Brooklyn’s Bench Tried
Brooklyn’s bench actually scored 40 points, which is noteworthy. Terance Mann shot 60% and made both of his three point attempts. Egor Demin had 10 points and 5 rebounds. But the deficit was simply too large from too early to matter.
What This Result Means
For Cleveland: The Cavaliers continue to look like a legitimate Eastern Conference threat. Their paint presence, guard play, and bench depth all showed up in this one. A 43 point biggest lead isn’t something you build by accident: it means the starters put the game away early and the bench held it comfortably.
For Brooklyn: A 34.5% shooting night with 12 turnovers against a quality opponent on the road is a tough combination. The rebuilding Nets are playing young players like Traore and Demin meaningful minutes, and games like this are part of that development process. Porter Jr.’s 14 points as the team’s leading scorer underscores where this roster is right now.
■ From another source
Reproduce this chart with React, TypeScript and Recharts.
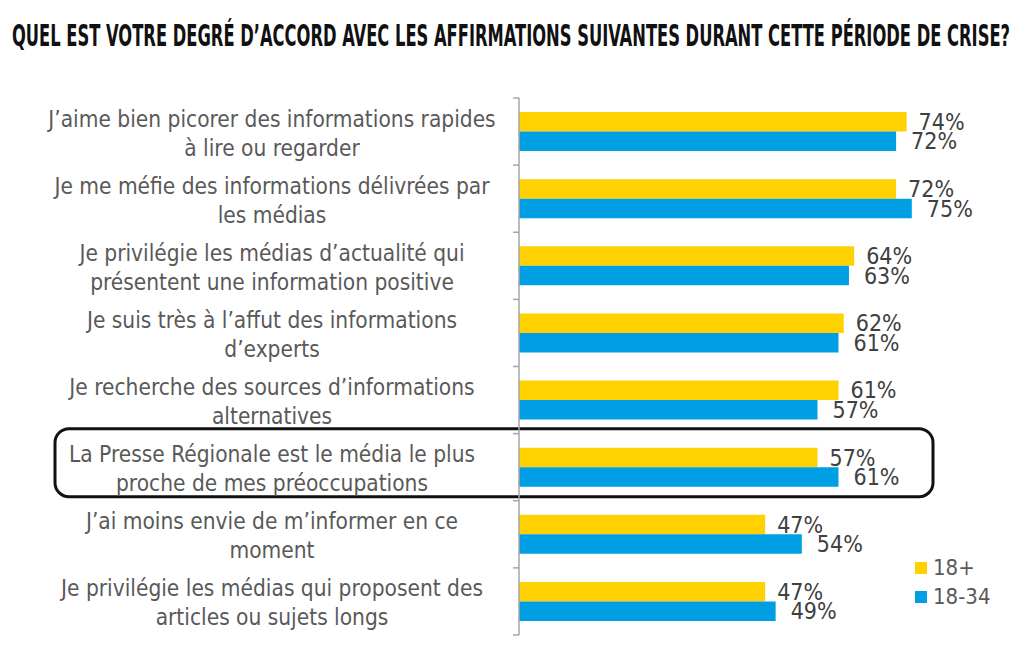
import { BarChart, Bar, XAxis, YAxis, LabelList, Legend, ReferenceArea } from 'recharts';

const categories = [
  'J’aime bien picorer des informations rapides\nà lire ou regarder',
  'Je me méfie des informations délivrées par\nles médias',
  'Je privilégie les médias d’actualité qui\nprésentent une information positive',
  'Je suis très à l’affut des informations\nd’experts',
  'Je recherche des sources d’informations\nalternatives',
  'La Presse Régionale est le média le plus\nproche de mes préoccupations',
  'J’ai moins envie de m’informer en ce\nmoment',
  'Je privilégie les médias qui proposent des\narticles ou sujets longs',
];
const all18 = [74, 72, 64, 62, 61, 57, 47, 47];
const young = [72, 75, 63, 61, 57, 61, 54, 49];
const highlighted = categories[5];

const data = categories.map((label, i) => ({ label, all18: all18[i], young: young[i] }));

const FONT = "'Liberation Sans Narrow', 'DejaVu Sans Condensed', 'Roboto', sans-serif";
const W = 1024;
const H = 648;
const MARGIN = { top: 98, right: 86, bottom: 13, left: 0 };
const AXIS_W = 519;
const BAND = (H - MARGIN.top - MARGIN.bottom) / categories.length;

function CategoryTick(props: any) {
  const { x, y, payload, index } = props;
  const lines = String(payload.value).split('\n');
  const last = index === categories.length - 1;
  return (
    <g>
      <line x1={x - 6} x2={x} y1={y - BAND / 2} y2={y - BAND / 2} stroke="#a6a6a6" strokeWidth={1.5} />
      {last && <line x1={x - 6} x2={x} y1={y + BAND / 2} y2={y + BAND / 2} stroke="#a6a6a6" strokeWidth={1.5} />}
      <text x={x - 247} y={y - 5} textAnchor="middle" fill="#595959" fontSize={22.5} fontFamily={FONT}>
        {lines.map((l, i) => (
          <tspan key={i} x={x - 247} dy={i === 0 ? 0 : 29}>
            {l}
          </tspan>
        ))}
      </text>
    </g>
  );
}

function HighlightBox(props: any) {
  const { x, y, width, height } = props;
  return (
    <rect
      x={x - 464}
      y={y - 5}
      width={width + 459}
      height={height + 1}
      rx={14}
      ry={14}
      fill="none"
      stroke="#111"
      strokeWidth={3}
    />
  );
}

function LegendContent(props: any) {
  const { payload } = props;
  return (
    <div style={{ fontFamily: FONT }}>
      {payload.map((p: any) => (
        <div key={p.value} style={{ display: 'flex', alignItems: 'center', height: 29 }}>
          <span style={{ width: 12, height: 12, background: p.color, marginRight: 6 }} />
          <span style={{ fontSize: 22, color: '#595959' }}>{p.value}</span>
        </div>
      ))}
    </div>
  );
}

const pct = (v: any) => `${v}%`;

export default function App() {
  return (
    <div style={{ position: 'absolute', left: 0, top: 0, width: W, height: H, background: '#fff' }}>
      <svg width={W} height={60} style={{ position: 'absolute', left: 0, top: 0 }}>
        <text
          x={12}
          y={46}
          textLength={998}
          lengthAdjust="spacingAndGlyphs"
          fontFamily={FONT}
          fontWeight="bold"
          fontSize={31}
          fill="#111"
        >
          QUEL EST VOTRE DEGRÉ D’ACCORD AVEC LES AFFIRMATIONS SUIVANTES DURANT CETTE PÉRIODE DE CRISE?
        </text>
      </svg>
      <BarChart
        width={W}
        height={H}
        data={data}
        layout="vertical"
        margin={MARGIN}
        barGap={0}
        style={{ position: 'absolute', left: 0, top: 0 }}
      >
        <XAxis type="number" domain={[0, 80]} hide />
        <YAxis
          type="category"
          dataKey="label"
          width={AXIS_W}
          tickSize={0}
          tickMargin={0}
          tickLine={false}
          axisLine={{ stroke: '#a6a6a6', strokeWidth: 1.5 }}
          tick={<CategoryTick />}
          interval={0}
        />
        <Legend
          layout="vertical"
          align="center"
          verticalAlign="middle"
          content={<LegendContent />}
          wrapperStyle={{ left: 915, top: 553, width: 100 }}
        />
        <Bar dataKey="all18" name="18+" fill="#FFD100" barSize={19.5} isAnimationActive={false}>
          <LabelList dataKey="all18" position="right" offset={12} formatter={pct} fill="#404040" fontSize={23} fontFamily={FONT} />
        </Bar>
        <Bar dataKey="young" name="18-34" fill="#009FE3" barSize={19.5} isAnimationActive={false}>
          <LabelList dataKey="young" position="right" offset={15} formatter={pct} fill="#404040" fontSize={23} fontFamily={FONT} />
        </Bar>
        <ReferenceArea y1={highlighted} y2={highlighted} x1={0} x2={80} shape={<HighlightBox />} />
      </BarChart>
    </div>
  );
}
League context: Cleveland’s 112 points came with an offensive rating of 111.1 and an efficiency score of 146. That’s a strong performance by any measure. Brooklyn’s 70 efficiency score reflects a team that struggled to generate quality looks consistently.
Final Thoughts
The Brooklyn Nets vs Cleveland Cavaliers match player stats from February 19, 2026, are a clean picture of where both franchises stand right now: Cleveland executing at a high level with multiple contributors and Brooklyn still building through the growing pains of a young roster. Harden controlled the pace. Mitchell scored when it mattered in the first half. Wade provided a bonus punch off the bench. And Brooklyn just couldn’t find enough shooting or paint production to make it a game at any point.
Final score: Cleveland Cavaliers 112, Brooklyn Nets 84.